I wonder what dataset you could even use to tell a GAN about human internals. 3D renders of a skull with various layers removed?
> In a further test we created two example cinemagraphs that mimic small-scale head movement and facial animation in FFHQ. The geometric head motion was generated as a random latent space walk along hand-picked directions from GANSpace [24] and SeFa [50]. The changes in expression were realized by applying the “global directions” method of StyleCLIP [45], using the prompts “angry face”, “laughing face”, “kissing face”, “sad face”, “singing face”, and “surprised face”. The differences between StyleGAN2 and Alias-Free GAN are again very prominent, with the former displaying jarring sticking of facial hair and skin texture, even under subtle movements
Second, Hollywood doesn't care about that problem. They will take the best application of the technique, and they don't care if they have to apply a few manual touchups on the result. As long as there is one way of using the system to do the sort of thing they showed in the sample, it won't matter to them that they can't embed a full video game into the neural network itself. They only care about the happy path of the tech.

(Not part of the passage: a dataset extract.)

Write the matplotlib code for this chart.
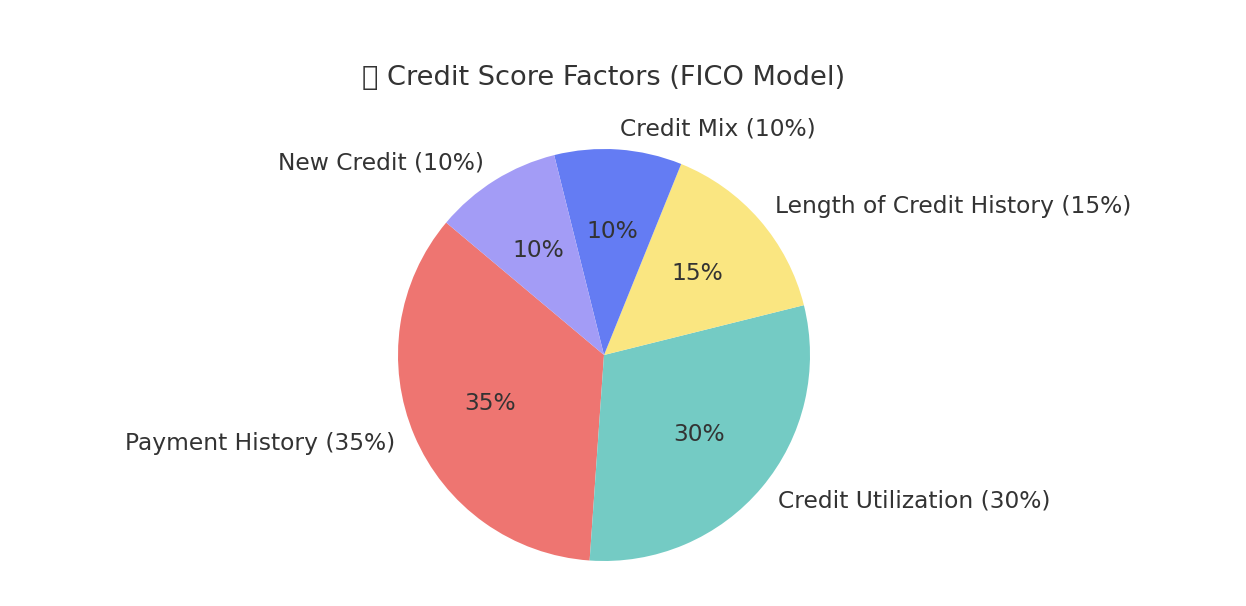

Someone's probably already starting the company now to use this in special effects, or putting someone on research in an existing company.
I click the website. I search "model". I see two results. Oh no, that means no download link to model.
I go to the github. Maybe model download link is there. I see zero code: https://github.com/NVlabs/alias-free-gan
Zero code. Zero model.
You, and everyone like you, who are gushing with praise and hypnotized by pretty images and a nice-looking pdf, are doing damage by saying that this is correct and normal.
The thing that's useful to me, first and foremost, is a model. Code alone isn't useful.
Code, however, is the recipe to create the model. It might take 400 hours on a V100, and it might not actually result in the model being created, but it slightly helps me.
There is no code here.
Do you think that the pdf is helpful? Yeah, maybe. But I'm starting to suspect that the pdf is in fact a tech demo for nVidia, not a scientific contribution whose purpose is to be helpful to people like me.
Okay? Model first. Code second. Paper third.
Every time a tech demo like this comes out, I'd like you to check that those things exist, in that order. If it doesn't, it's not reproducible science. It's a tech demo.
I need to write something about this somewhere, because a large number of people seem to be caught in this spell. You're definitely not alone, and I'm sorry for sounding like I was singling you out. I just loaded up the comment section, saw your comment, thought "Oh, awesome!" clicked through, and went "Oh no..."
> I go to the github. Maybe model download link is there. I see zero code
Paper was released today. Chill. They said they will release the code in September (I'm guessing late September). The paper is also a pre-print. They're probably aiming for CVPR and don't want to get scooped.
> Model first. Code second. Paper third.
That's how you produce ML code and documentation but that is not how you release it. I guarantee you that they are still tuning and making the model better. They're were still updating ADA till pretty recently (last commit on the pytorch version is 4 months ago, to code).
I originally wasn't in CS, and when I first came over I wasn't in ML. We never had code. The fact that ML publishes models AND checkpoints is a godsend. I love it. Makes work so much easier and helps the community advance faster. I love this, but just chill. The paper isn't peer-reviewed. It is a pre-print. They're showing people what they've done in the last 6 months. It's part publicity stunt, part flex, part staking claim, but it is also part sharing with the community. Even without the code we learn a lot because they attached a paper to it. So chill.
It's also important that people understand that even if code is provided, it's commercially useless. From the NVAE license as an example[1]
> The Work and any derivative works thereof only may be used or intended for use non-commercially.
It's a great example of the difference between open source (which it is) and free software which it is not. So we're back to square one where it is probably best to clean-room the implementation from the paper, which is nearly useless to reproduce the model.
Their central improvement is that they limit the generation of high frequencies by ReLU through a upsample-ReLU-filter-downsample sequence.
Their theoretical section explains quite well why high frequencies can be proven mathematically to cause issues. And their practical implementation using filters to cut those off is very straightforward.
If someone tells you "The microphone recording had 50Hz noise so I used a filter to remove it", that's pretty much good enough for someone with experience in the field to replicate their results. This is the equivalent in AI. They uncovered a simple basic issue that everyone else overlooked, but once you know it, it seems obvious in retrospect.
Edit: the Debian Deep Learning Team's Machine Learning Policy explains why.
But I do appreciate the artefacts of StyleGAN2 as an artistic choice, too.
If you ask styleGAN to generate a specific image, that's possible, but you are no longer looking at how well these models generate images.